How Many Total Votes Did Evan McMullin Get? The Third Party Candidate Wanted To Shake Things Up

ST GEORGE, UT - NOVEMBER 05: U.S. independent presidential candidate Evan McMullin, talks to supporters at a rally on November 5, 2016 in St. George, Utah. McMullin held campaign rallies in five small towns throughout southern Utah today. (Photo by George Frey/Getty Images)
Source: George Frey/Getty Images News/Getty Images

The 2016 presidential election has certainly been dramatic. Third party presidential candidate Evan McMullin became a bit of a disruption and nearly threw another wrench into the tense proceedings with his candidacy. McMullin's name is not anywhere near as familiar as those of main candidates Hillary Clinton and Donald Trump on the national scale. 

While McMullin was only listed on the ballot of 11 states, McMullin posed a serious threat to grab the six electoral votes of his native Utah, and was therefore a potentially viable roadblock for both Clinton's and Trump's campaigns. But at the end of the day, Trump took the state and its electoral votes, as well as the presidency.

Ultimately, McMullin entered the fray and threatened to make a real mess of the election. If neither candidate received the necessary 270 electoral votes to ensure a victory due to McMullin receiving even one state's votes, the election season would have been extended, and the decision could have been made by the House of Representatives. According to ABC News, that hasn't happened since 1824. Also, a third-party candidate hadn't swooped into to win electoral votes since 1968. Those streaks remain in tact.

According to CBS News, McMullin, 40, is a onetime CIA operative, a Mormon, and a conservative.
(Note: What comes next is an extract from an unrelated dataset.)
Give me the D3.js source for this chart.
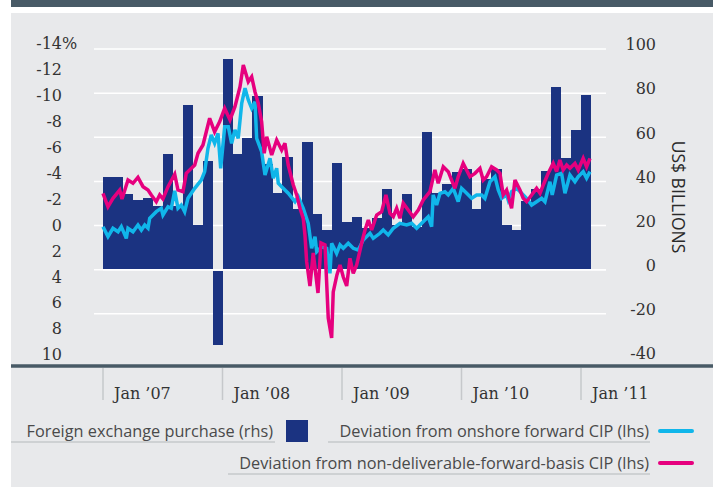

He said he chose to enter the race because of his opposition to both the Democratic and Republican nominees. 

McMullin told CBS that he views Clinton as "deeply corrupt" and "willing to sacrifice our national security secrets" and see's Trump as "somebody who is willing to divide our country" and "a true danger to our country."

While McMullin certainly inserted himself into the national conversation and Election Day proceedings, he didn't grab his state's electoral votes. But he certainly made politicos uncomfortable in the process.